Given instruction |
Transcribe the listing in full, excluding any pictures.

Collected data |
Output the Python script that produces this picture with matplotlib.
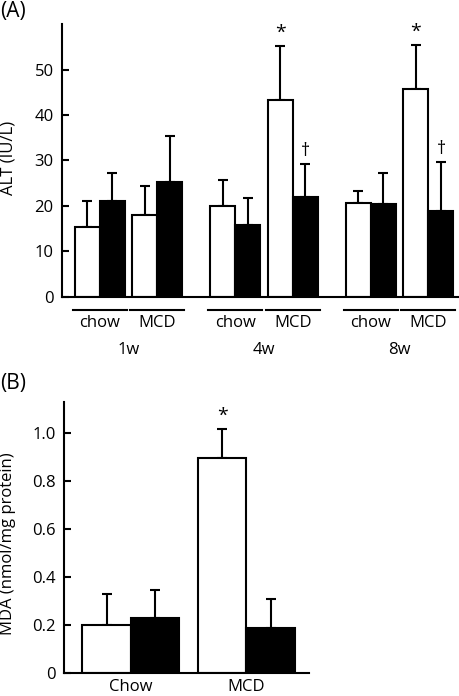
import numpy as np
import matplotlib
matplotlib.use("Agg")
import matplotlib.pyplot as plt
import matplotlib.transforms as mtransforms

plt.rcParams['font.family'] = ['Open Sans', 'DejaVu Sans']

# panel A: ALT, order 1w chow, 1w MCD, 4w chow, 4w MCD, 8w chow, 8w MCD
weeks = ['1w', '4w', '8w']
diets = ['chow', 'MCD']
alt_white = [15.3, 18.1, 19.9, 43.2, 20.6, 45.8]
alt_white_err = [5.9, 6.4, 5.9, 12.0, 2.8, 9.6]
alt_black = [21.0, 25.3, 15.9, 22.0, 20.4, 18.9]
alt_black_err = [6.2, 10.1, 5.9, 7.2, 6.9, 10.7]
alt_white_marks = ['', '', '', '*', '', '*']
alt_black_marks = ['', '', '', '\u2020', '', '\u2020']

# panel B: MDA
mda_groups = ['Chow', 'MCD']
mda_white = [0.20, 0.895]
mda_white_err = [0.13, 0.123]
mda_black = [0.23, 0.186]
mda_black_err = [0.115, 0.124]
mda_white_marks = ['', '*']
mda_black_marks = ['', '']

LW = 1.5
FS = 12


def draw_pairs(ax, centers, white, white_err, black, black_err, w_marks, b_marks, width=1.0):
    centers = np.asarray(centers)
    ekw = dict(elinewidth=LW, capthick=LW, capsize=3.5, ecolor='black', zorder=1)
    ax.bar(centers - width / 2, white, width, color='white', edgecolor='black',
           linewidth=LW, yerr=[np.zeros(len(white)), white_err], error_kw=ekw, zorder=2)
    ax.bar(centers + width / 2, black, width, color='black', edgecolor='black',
           linewidth=LW, yerr=[np.zeros(len(black)), black_err], error_kw=ekw, zorder=2)
    for x, v, e, m in zip(centers - width / 2, white, white_err, w_marks):
        if m:
            ax.annotate(m, (x, v + e), xytext=(0, 3), textcoords='offset points',
                        ha='center', va='bottom', fontsize=FS + 2)
    for x, v, e, m in zip(centers + width / 2, black, black_err, b_marks):
        if m:
            ax.annotate(m, (x, v + e), xytext=(0, 3), textcoords='offset points',
                        ha='center', va='bottom', fontsize=FS + 1)


def style_axis(ax):
    ax.spines['top'].set_visible(False)
    ax.spines['right'].set_visible(False)
    ax.spines['left'].set_linewidth(LW)
    ax.spines['bottom'].set_linewidth(LW)
    ax.tick_params(axis='y', direction='in', length=5, width=LW, labelsize=FS, pad=6)


fig = plt.figure(figsize=(4.6, 6.96), dpi=100)

# ---- (A) ALT
axA = fig.add_axes([0.1348, 0.5733, 0.8652, 0.3922])
centers = [wi * 5.4 + di * 2.3 for wi in range(len(weeks)) for di in range(len(diets))]
draw_pairs(axA, centers, alt_white, alt_white_err, alt_black, alt_black_err,
           alt_white_marks, alt_black_marks)
axA.set_xlim(-1.5, 14.36)
axA.set_ylim(0, 60)
axA.set_yticks([0, 10, 20, 30, 40, 50])
axA.set_xticks([])
style_axis(axA)
axA.set_ylabel('ALT (IU/L)', fontsize=FS)
axA.yaxis.set_label_coords(-0.115, 0.51)

trans = mtransforms.blended_transform_factory(axA.transData, axA.transAxes)
for i, c in enumerate(centers):
    axA.plot([c - 1.08, c + 1.08], [-0.047, -0.047], color='black', lw=LW,
             transform=trans, clip_on=False)
    axA.text(c, -0.095, diets[i % 2], transform=trans, ha='center', va='center', fontsize=FS)
for wi, wk in enumerate(weeks):
    axA.text(wi * 5.4 + 1.15, -0.194, wk, transform=trans, ha='center', va='center', fontsize=FS)

fig.text(0.0, 1 - 12 / 696, '(A)', ha='left', va='center', fontsize=FS + 3)

# ---- (B) MDA
axB = fig.add_axes([0.139, 0.033, 0.533, 0.3894])
centersB = [i * 2.38 for i in range(len(mda_groups))]
draw_pairs(axB, centersB, mda_white, mda_white_err, mda_black, mda_black_err,
           mda_white_marks, mda_black_marks)
axB.set_xlim(-1.38, 2.38 + 1.29)
axB.set_ylim(0, 1.13)
axB.set_yticks([0, 0.2, 0.4, 0.6, 0.8, 1.0])
axB.set_yticklabels(['0', '0.2', '0.4', '0.6', '0.8', '1.0'])
axB.set_xticks(centersB)
axB.set_xticklabels(mda_groups)
style_axis(axB)
axB.tick_params(axis='x', length=0, labelsize=FS, pad=4)
axB.set_ylabel('MDA (nmol/mg protein)', fontsize=FS)
axB.yaxis.set_label_coords(-0.195, 0.476)

fig.text(0.0, 1 - 384 / 696, '(B)', ha='left', va='center', fontsize=FS + 3)

fig.savefig('out.png', dpi=100)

Result |
Output the Python script that produces this picture with matplotlib.
import numpy as np
import matplotlib
matplotlib.use("Agg")
import matplotlib.pyplot as plt
import matplotlib.transforms as mtransforms

plt.rcParams['font.family'] = ['Open Sans', 'DejaVu Sans']

# panel A: ALT, order 1w chow, 1w MCD, 4w chow, 4w MCD, 8w chow, 8w MCD
weeks = ['1w', '4w', '8w']
diets = ['chow', 'MCD']
alt_white = [15.3, 18.1, 19.9, 43.2, 20.6, 45.8]
alt_white_err = [5.9, 6.4, 5.9, 12.0, 2.8, 9.6]
alt_black = [21.0, 25.3, 15.9, 22.0, 20.4, 18.9]
alt_black_err = [6.2, 10.1, 5.9, 7.2, 6.9, 10.7]
alt_white_marks = ['', '', '', '*', '', '*']
alt_black_marks = ['', '', '', '\u2020', '', '\u2020']

# panel B: MDA
mda_groups = ['Chow', 'MCD']
mda_white = [0.20, 0.895]
mda_white_err = [0.13, 0.123]
mda_black = [0.23, 0.186]
mda_black_err = [0.115, 0.124]
mda_white_marks = ['', '*']
mda_black_marks = ['', '']

LW = 1.5
FS = 12


def draw_pairs(ax, centers, white, white_err, black, black_err, w_marks, b_marks, width=1.0):
    centers = np.asarray(centers)
    ekw = dict(elinewidth=LW, capthick=LW, capsize=3.5, ecolor='black', zorder=1)
    ax.bar(centers - width / 2, white, width, color='white', edgecolor='black',
           linewidth=LW, yerr=[np.zeros(len(white)), white_err], error_kw=ekw, zorder=2)
    ax.bar(centers + width / 2, black, width, color='black', edgecolor='black',
           linewidth=LW, yerr=[np.zeros(len(black)), black_err], error_kw=ekw, zorder=2)
    for x, v, e, m in zip(centers - width / 2, white, white_err, w_marks):
        if m:
            ax.annotate(m, (x, v + e), xytext=(0, 3), textcoords='offset points',
                        ha='center', va='bottom', fontsize=FS + 2)
    for x, v, e, m in zip(centers + width / 2, black, black_err, b_marks):
        if m:
            ax.annotate(m, (x, v + e), xytext=(0, 3), textcoords='offset points',
                        ha='center', va='bottom', fontsize=FS + 1)


def style_axis(ax):
    ax.spines['top'].set_visible(False)
    ax.spines['right'].set_visible(False)
    ax.spines['left'].set_linewidth(LW)
    ax.spines['bottom'].set_linewidth(LW)
    ax.tick_params(axis='y', direction='in', length=5, width=LW, labelsize=FS, pad=6)


fig = plt.figure(figsize=(4.6, 6.96), dpi=100)

# ---- (A) ALT
axA = fig.add_axes([0.1348, 0.5733, 0.8652, 0.3922])
centers = [wi * 5.4 + di * 2.3 for wi in range(len(weeks)) for di in range(len(diets))]
draw_pairs(axA, centers, alt_white, alt_white_err, alt_black, alt_black_err,
           alt_white_marks, alt_black_marks)
axA.set_xlim(-1.5, 14.36)
axA.set_ylim(0, 60)
axA.set_yticks([0, 10, 20, 30, 40, 50])
axA.set_xticks([])
style_axis(axA)
axA.set_ylabel('ALT (IU/L)', fontsize=FS)
axA.yaxis.set_label_coords(-0.115, 0.51)

trans = mtransforms.blended_transform_factory(axA.transData, axA.transAxes)
for i, c in enumerate(centers):
    axA.plot([c - 1.08, c + 1.08], [-0.047, -0.047], color='black', lw=LW,
             transform=trans, clip_on=False)
    axA.text(c, -0.095, diets[i % 2], transform=trans, ha='center', va='center', fontsize=FS)
for wi, wk in enumerate(weeks):
    axA.text(wi * 5.4 + 1.15, -0.194, wk, transform=trans, ha='center', va='center', fontsize=FS)

fig.text(0.0, 1 - 12 / 696, '(A)', ha='left', va='center', fontsize=FS + 3)

# ---- (B) MDA
axB = fig.add_axes([0.139, 0.033, 0.533, 0.3894])
centersB = [i * 2.38 for i in range(len(mda_groups))]
draw_pairs(axB, centersB, mda_white, mda_white_err, mda_black, mda_black_err,
           mda_white_marks, mda_black_marks)
axB.set_xlim(-1.38, 2.38 + 1.29)
axB.set_ylim(0, 1.13)
axB.set_yticks([0, 0.2, 0.4, 0.6, 0.8, 1.0])
axB.set_yticklabels(['0', '0.2', '0.4', '0.6', '0.8', '1.0'])
axB.set_xticks(centersB)
axB.set_xticklabels(mda_groups)
style_axis(axB)
axB.tick_params(axis='x', length=0, labelsize=FS, pad=4)
axB.set_ylabel('MDA (nmol/mg protein)', fontsize=FS)
axB.yaxis.set_label_coords(-0.195, 0.476)

fig.text(0.0, 1 - 384 / 696, '(B)', ha='left', va='center', fontsize=FS + 3)

fig.savefig('out.png', dpi=100)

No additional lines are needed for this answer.